> _Exercise description_
Retype the records below exactly as they appear, but leave out any pictures.

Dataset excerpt
• • •

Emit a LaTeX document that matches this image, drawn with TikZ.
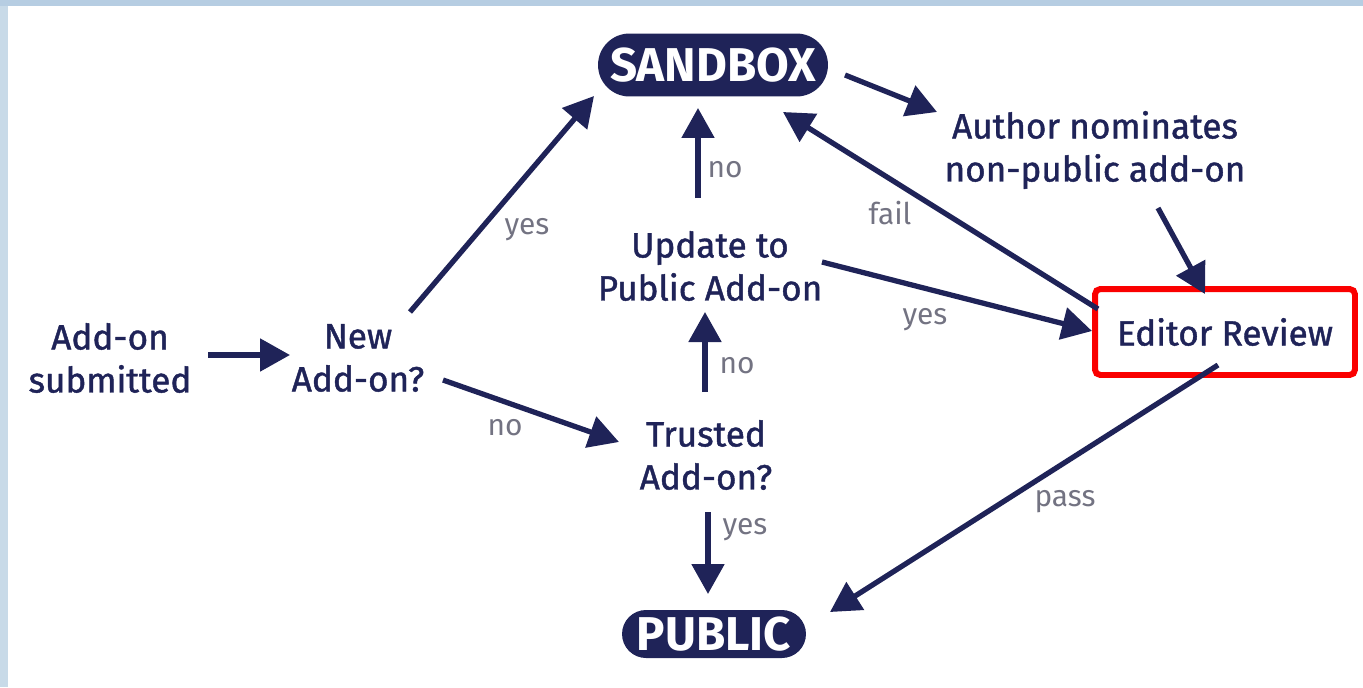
\documentclass[tikz,border=0pt]{standalone}
\usepackage{fontspec}
\setmainfont{Fira Sans}
\newfontfamily\mediumfont{Fira Sans}[FakeBold=1.2]
\usepackage{tikz}
\usetikzlibrary{arrows.meta,calc,shapes.misc}
\definecolor{mynavy}{RGB}{31,35,88}
\definecolor{mygray}{RGB}{115,115,130}
\definecolor{myred}{RGB}{250,0,0}
\definecolor{myframe}{RGB}{200,218,232}
\definecolor{myframetop}{RGB}{182,205,226}

\begin{document}
\begin{tikzpicture}[x=0.02cm, y=-0.02cm,
  txt/.style={text=mynavy, align=center, font=\mediumfont\fontsize{20}{24.5}\selectfont},
  pill/.style={rounded rectangle, fill=mynavy, text=white, inner sep=0pt,
               font=\fontsize{27}{30}\selectfont\bfseries},
  lbl/.style={text=mygray, font=\fontsize{17}{20}\selectfont},
  arr/.style={draw=mynavy, line width=3pt,
              -{Triangle[length=0.6cm,width=0.64cm]}}]
  \useasboundingbox (0,0) rectangle (1363,687);

  % Frame strips
  \fill[myframe] (0,0) rectangle (8,687);
  \fill[myframetop] (0,0) rectangle (1363,6);

  % States
  \node[pill, minimum width=4.6cm, minimum height=1.26cm] (sandbox) at (713,65) {SANDBOX};
  \node[pill, minimum width=3.68cm, minimum height=0.96cm] (public) at (714,634) {PUBLIC};

  % Steps
  \node[txt] (sub) at (110,358) {Add-on\\submitted};
  \node[txt] (new) at (358,358) {New\\Add-on?};
  \node[txt] (update) at (710,266) {Update to\\Public Add-on};
  \node[txt] (trusted) at (706,455) {Trusted\\Add-on?};
  \node[txt] (author) at (1095,150) {Author nominates\\non-public add-on};
  \node[txt, draw=myred, line width=3.4pt, rounded corners=3pt, inner sep=0pt,
        minimum width=5.2cm, minimum height=1.72cm] (editor) at (1225,332) {Editor Review};

  % Connectors
  \draw[arr] ($(sub)+(98,-3)$) -- ($(new)+(-68,-3)$);
  \draw[arr] ($(new)+(52,-46)$) -- ($(sandbox)+(-119,31)$);
  \draw[arr] ($(new)+(85,22)$) -- ($(trusted)+(-87,-13)$);
  \draw[arr] ($(trusted)+(-1,-63)$) -- ($(update)+(-5,46)$);
  \draw[arr] ($(trusted)+(2,57)$) -- ($(public)+(-6,-40)$);
  \draw[arr] ($(update)+(-12,-68)$) -- ($(sandbox)+(-15,43)$);
  \draw[arr] ($(update)+(112,-4)$) -- ($(editor)+(-133,-1)$);
  \draw[arr] ($(editor)+(-127,-23)$) -- ($(sandbox)+(70,47)$);
  \draw[arr] ($(sandbox)+(132,10)$) -- ($(author)+(-158,-38)$);
  \draw[arr] ($(author)+(63,58)$) -- ($(editor)+(-20,-38)$);
  \draw[arr] ($(editor)+(-7,33)$) -- ($(public)+(116,-22)$);

  % Labels
  \foreach \x/\y/\t/\n in {527/230/yes/l1, 505/428/no/l2, 725/170/no/l3,
                           737/366/no/l4, 745/530/yes/l5, 890/213/fail/l6,
                           925/320/yes/l7, 1065/502/pass/l8}{
    \node[lbl] (\n) at (\x,\y) {\t};
  }
\end{tikzpicture}
\end{document}
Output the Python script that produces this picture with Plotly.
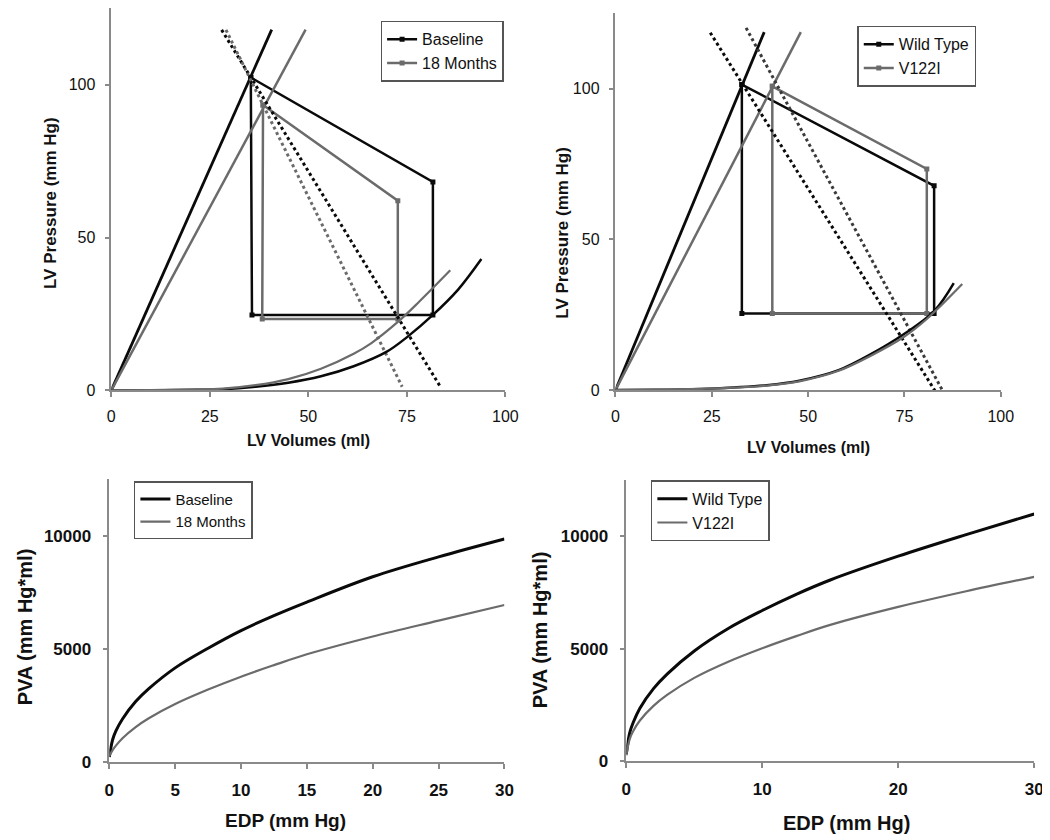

• • •

> _Result of the task_
Emit a LaTeX document that matches this image, drawn with TikZ.
\documentclass[tikz,border=0pt]{standalone}
\usepackage{fontspec}
\setmainfont{Fira Sans}
\newfontfamily\mediumfont{Fira Sans}[FakeBold=1.2]
\usepackage{tikz}
\usetikzlibrary{arrows.meta,calc,shapes.misc}
\definecolor{mynavy}{RGB}{31,35,88}
\definecolor{mygray}{RGB}{115,115,130}
\definecolor{myred}{RGB}{250,0,0}
\definecolor{myframe}{RGB}{200,218,232}
\definecolor{myframetop}{RGB}{182,205,226}

\begin{document}
\begin{tikzpicture}[x=0.02cm, y=-0.02cm,
  txt/.style={text=mynavy, align=center, font=\mediumfont\fontsize{20}{24.5}\selectfont},
  pill/.style={rounded rectangle, fill=mynavy, text=white, inner sep=0pt,
               font=\fontsize{27}{30}\selectfont\bfseries},
  lbl/.style={text=mygray, font=\fontsize{17}{20}\selectfont},
  arr/.style={draw=mynavy, line width=3pt,
              -{Triangle[length=0.6cm,width=0.64cm]}}]
  \useasboundingbox (0,0) rectangle (1363,687);

  % Frame strips
  \fill[myframe] (0,0) rectangle (8,687);
  \fill[myframetop] (0,0) rectangle (1363,6);

  % States
  \node[pill, minimum width=4.6cm, minimum height=1.26cm] (sandbox) at (713,65) {SANDBOX};
  \node[pill, minimum width=3.68cm, minimum height=0.96cm] (public) at (714,634) {PUBLIC};

  % Steps
  \node[txt] (sub) at (110,358) {Add-on\\submitted};
  \node[txt] (new) at (358,358) {New\\Add-on?};
  \node[txt] (update) at (710,266) {Update to\\Public Add-on};
  \node[txt] (trusted) at (706,455) {Trusted\\Add-on?};
  \node[txt] (author) at (1095,150) {Author nominates\\non-public add-on};
  \node[txt, draw=myred, line width=3.4pt, rounded corners=3pt, inner sep=0pt,
        minimum width=5.2cm, minimum height=1.72cm] (editor) at (1225,332) {Editor Review};

  % Connectors
  \draw[arr] ($(sub)+(98,-3)$) -- ($(new)+(-68,-3)$);
  \draw[arr] ($(new)+(52,-46)$) -- ($(sandbox)+(-119,31)$);
  \draw[arr] ($(new)+(85,22)$) -- ($(trusted)+(-87,-13)$);
  \draw[arr] ($(trusted)+(-1,-63)$) -- ($(update)+(-5,46)$);
  \draw[arr] ($(trusted)+(2,57)$) -- ($(public)+(-6,-40)$);
  \draw[arr] ($(update)+(-12,-68)$) -- ($(sandbox)+(-15,43)$);
  \draw[arr] ($(update)+(112,-4)$) -- ($(editor)+(-133,-1)$);
  \draw[arr] ($(editor)+(-127,-23)$) -- ($(sandbox)+(70,47)$);
  \draw[arr] ($(sandbox)+(132,10)$) -- ($(author)+(-158,-38)$);
  \draw[arr] ($(author)+(63,58)$) -- ($(editor)+(-20,-38)$);
  \draw[arr] ($(editor)+(-7,33)$) -- ($(public)+(116,-22)$);

  % Labels
  \foreach \x/\y/\t/\n in {527/230/yes/l1, 505/428/no/l2, 725/170/no/l3,
                           737/366/no/l4, 745/530/yes/l5, 890/213/fail/l6,
                           925/320/yes/l7, 1065/502/pass/l8}{
    \node[lbl] (\n) at (\x,\y) {\t};
  }
\end{tikzpicture}
\end{document}
Output the Python script that produces this picture with Plotly.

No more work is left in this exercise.